James Pethokoukis over at Reuters has the best short description I’ve seen of our economic plight in light of the CBO numbers showing that our debt burden is rapidly becoming unbearable. He also points out that growth is the only way out and suggests a couple ideas (cutting taxes on business and capital flow) which are excellent, but also don’t fully cover our peril, nor provide what is needed to get out of this economic morass.
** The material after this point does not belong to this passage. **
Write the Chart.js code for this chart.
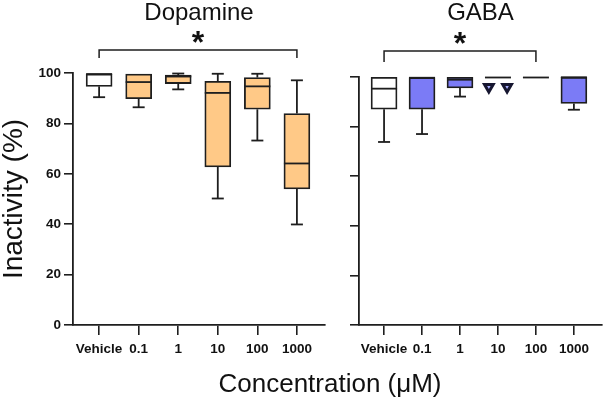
<!DOCTYPE html>
<html>
<head>
<meta charset="utf-8">
<script src="https://cdn.jsdelivr.net/npm/chart.js@4/dist/chart.umd.min.js"></script>
<style>
  html, body { margin: 0; padding: 0; background: #fff; }
  #wrap { position: relative; width: 610px; height: 403px; overflow: hidden; }
  canvas { position: absolute; top: 0; }
  #xTitle {
    position: absolute; left: 130px; width: 400px; top: 368px;
    text-align: center; font: 26px 'Liberation Sans', Arial, sans-serif;
    line-height: 30px; color: #111;
  }
</style>
</head>
<body>
<div id="wrap">
  <canvas id="dopa" width="330" height="403" style="left:0"></canvas>
  <canvas id="gaba" width="280" height="403" style="left:330px"></canvas>
  <div id="xTitle">Concentration (μM)</div>
</div>
<script>
const categories = ['Vehicle', '0.1', '1', '10', '100', '1000'];
const yTicks = [0, 20, 40, 60, 80, 100];

// Dopamine box stats (Inactivity %)
const dopaMin    = [90.4, 86.4, 93.5, 50.2, 73.2, 39.9];
const dopaQ1     = [94.7, 89.8, 95.8, 62.7, 85.6, 54.0];
const dopaMedian = [99.6, 96.4, 98.6, 92.1, 94.7, 64.1];
const dopaQ3     = [99.6, 99.6, 99.2, 96.7, 98.2, 83.9];
const dopaMax    = [99.6, 99.6, 99.8, 99.7, 99.7, 97.1];

// GABA box stats (Inactivity %)
const gabaMin    = [73.8, 77.0, 92.1, 99.8, 99.8, 86.8];
const gabaQ1     = [87.0, 87.0, 95.6, 99.8, 99.8, 89.3];
const gabaMedian = [95.3, 99.7, 98.9, 99.8, 99.8, 99.9];
const gabaQ3     = [99.9, 99.8, 99.9, 99.8, 99.8, 99.9];
const gabaMax    = [99.9, 99.8, 99.9, 99.8, 99.8, 99.9];
// outliers: [category index, value]
const gabaOutliers = [[3, 96.0], [3, 96.0]];

const FONT = "'Liberation Sans', Arial, sans-serif";
const INK = '#1e1e1e';
const ORANGE = '#ffc987';
const BLUE = '#7b7bf6';
const LW = 1.8;

// whiskers, caps and median lines, drawn through the chart scales
const boxPlugin = {
  id: 'boxes',
  afterDatasetsDraw(chart, args, opts) {
    const { ctx, scales: { x, y } } = chart;
    ctx.save();
    ctx.strokeStyle = INK;
    ctx.lineWidth = LW;
    opts.min.forEach((mn, i) => {
      const cx = x.getPixelForValue(i);
      const half = opts.boxW / 2, cap = opts.capW / 2;
      const line = (x1, y1, x2, y2) => { ctx.beginPath(); ctx.moveTo(x1, y1); ctx.lineTo(x2, y2); ctx.stroke(); };
      const pMin = y.getPixelForValue(mn), pQ1 = y.getPixelForValue(opts.q1[i]);
      const pQ3 = y.getPixelForValue(opts.q3[i]), pMax = y.getPixelForValue(opts.max[i]);
      if (pMin - pQ1 > 0.5) { line(cx, pQ1, cx, pMin); line(cx - cap, pMin, cx + cap, pMin); }
      if (pQ3 - pMax > 0.5) { line(cx, pQ3, cx, pMax); line(cx - cap, pMax, cx + cap, pMax); }
      const pMed = y.getPixelForValue(opts.median[i]);
      line(cx - half, pMed, cx + half, pMed);
    });
    ctx.restore();
  }
};

// significance bracket with asterisk
const bracketPlugin = {
  id: 'bracket',
  afterDraw(chart, args, opts) {
    const { ctx, scales: { x } } = chart;
    const x1 = x.getPixelForValue(opts.from), x2 = x.getPixelForValue(opts.to);
    ctx.save();
    ctx.strokeStyle = INK;
    ctx.lineWidth = 1.5;
    ctx.beginPath();
    ctx.moveTo(x1, opts.y + opts.drop);
    ctx.lineTo(x1, opts.y);
    ctx.lineTo(x2, opts.y);
    ctx.lineTo(x2, opts.y + opts.drop);
    ctx.stroke();
    ctx.fillStyle = '#111';
    ctx.font = 'bold 32px ' + FONT;
    ctx.textAlign = 'center';
    ctx.textBaseline = 'alphabetic';
    ctx.fillText('*', (x1 + x2) / 2, opts.y + 3);
    ctx.restore();
  }
};

function makeChart(id, cfg) {
  const datasets = [{
    type: 'bar',
    data: categories.map((c, i) => ({ x: i, y: [cfg.q1[i], cfg.q3[i]] })),
    backgroundColor: categories.map((c, i) => i === 0 ? '#ffffff' : cfg.fill),
    borderColor: INK,
    borderWidth: LW,
    borderSkipped: false,
    barThickness: 26
  }];
  if (cfg.outliers) {
    datasets.push({
      type: 'scatter',
      data: cfg.outliers.map((o, k) => ({ x: o[0] + (k === 0 ? -0.24 : 0.24), y: o[1] })),
      pointStyle: 'triangle',
      rotation: 180,
      radius: 5,
      backgroundColor: '#aab0ff',
      borderColor: '#161630',
      borderWidth: 3
    });
  }
  return new Chart(document.getElementById(id), {
    type: 'bar',
    data: { datasets },
    plugins: [boxPlugin, bracketPlugin],
    options: {
      responsive: false,
      animation: false,
      layout: { padding: { top: 1, left: 0, right: cfg.padRight, bottom: 38 } },
      scales: {
        x: {
          type: 'linear',
          min: cfg.xMin,
          max: cfg.xMax,
          offset: false,
          afterBuildTicks: s => { s.ticks = categories.map((c, i) => ({ value: i })); },
          afterFit: s => { s.height = 40; },
          ticks: {
            callback: v => categories[v],
            autoSkip: false, maxRotation: 0,
            padding: 6,
            color: '#111',
            font: { family: FONT, size: 13.5, weight: 'bold' }
          },
          grid: { offset: false, drawOnChartArea: false, tickLength: 10, color: INK, lineWidth: 1.6 },
          border: { display: true, color: INK, width: LW }
        },
        y: {
          min: 0,
          max: 100,
          afterBuildTicks: s => { s.ticks = yTicks.map(v => ({ value: v })); },
          afterFit: s => { s.width = cfg.yWidth; },
          ticks: {
            display: cfg.showY,
            padding: 3,
            color: '#111',
            font: { family: FONT, size: 13.5, weight: 'bold' }
          },
          grid: { drawOnChartArea: false, tickLength: 9, color: INK, lineWidth: 1.6 },
          border: { display: true, color: INK, width: LW },
          title: {
            display: cfg.showY,
            text: 'Inactivity (%)',
            color: '#111',
            padding: 0,
            font: { family: FONT, size: 28, lineHeight: 1 }
          }
        }
      },
      plugins: {
        legend: { display: false },
        tooltip: { enabled: false },
        title: {
          display: true,
          text: cfg.title,
          fullSize: false,
          color: '#111',
          padding: { top: 0, bottom: cfg.titleGap },
          font: { family: FONT, size: 24, weight: 'normal', lineHeight: 1 }
        },
        boxes: { min: cfg.min, q1: cfg.q1, median: cfg.median, q3: cfg.q3, max: cfg.max, boxW: 26, capW: 12 },
        bracket: cfg.bracket
      }
    }
  });
}

makeChart('dopa', {
  title: 'Dopamine', fill: ORANGE,
  min: dopaMin, q1: dopaQ1, median: dopaMedian, q3: dopaQ3, max: dopaMax,
  xMin: -0.66, xMax: 5.71, yWidth: 73, showY: true, padRight: 5, titleGap: 48,
  bracket: { from: 0, to: 5, y: 50, drop: 8 }
});

makeChart('gaba', {
  title: 'GABA', fill: BLUE,
  min: gabaMin, q1: gabaQ1, median: gabaMedian, q3: gabaQ3, max: gabaMax,
  outliers: gabaOutliers,
  xMin: -0.66, xMax: 5.74, yWidth: 29, showY: false, padRight: 0, titleGap: 52,
  bracket: { from: 0, to: 4, y: 51, drop: 11 }
});
</script>
</body>
</html>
Our problem is debt – there is too much of it. Too much private debt, too much government debt. The cruel fact of the matter is that even under the best of circumstances and with the best of intentions, we may not be able to pay it all off – at least not in the current time frames for the debt. But if we are to manage this debt of ours then our only hope is to so rapidly grow American wealth that our debt burden becomes first manageable, and then discharged. Even with good luck, its going to be a little while before growth starts to kick in – so, step one is to stop piling up new debt.
That is the hardest thing for almost all liberals and even some conservatives to swallow. Liberals because they are still living in a fantasy world where the government can create economic growth by spending borrowed and/or printed money. It can’t. It is not possible. It never worked – the Great Depression was not cured by New Deal spending, but made longer and deeper because of it. We must balance our budget over the next few years – and, yes, that will be very painful.
The initial economic dislocation of a 25% reduction in government spending (which is the amount we’ll have to cut to even start getting things under control) would be severe. But it would also be relatively short-lived. And the good effects would start almost immediately – first by taking us out of the class of nations at risk of sovereign default (and thus making us a genuine safe haven for foreign capital), secondly by freeing up funds for investment which would have been quite pointlessly expended in buying US government debt.
Those funds so freed up will have to be used wisely. So, we also have to make some sort of action to prohibit State and local government from issuing new debt. No point in freeing up money only to see it wasted on government all the same. We need that freed up money for the initiation and expansion of wealth-creating private enterprise. To encourage this use, we should issue a moratorium on taxes for any new or expanded business which makes things, mines materials or grows food. For such companies already in existence and not able or willing to expand, a significant reduction in business taxes. Remember, we will borrow about $1.5 trillion this year – imagine if even 50% of that were used next year to start up factories, open up mines or create new farms.
Kill the debt. Encourage genuine wealth creation. Eliminate all spending which does not directly provide defense, food, housing and health care – and even in those areas carefully scrub spending to eliminate as much overhead and waste as possible. It will hurt, but it will be over in a couple years.
Or, we can just continue on, spending our way in to complete oblivion and have a complete economic collapse – and this time without any ability to borrow money so instead of a voluntary spending cut of 25%, we’ll have a 50%+ spending cut forced upon us. It’ll also take us years longer to recover, the longer we delay taking the actions necessary for growth.
Its our choice – our window of opportunity is small and getting smaller. We might only have 6 months left to make a good start on this – we might, indeed, already be out of time. But while there still appears to be time, we should take action. This November gives we, the people, are chance to start the ball rolling.
We’ll see how it comes out.
UPDATE: Pending home sales plunge 30%, unemployment claims rise “unexpectedly“, Dow slides.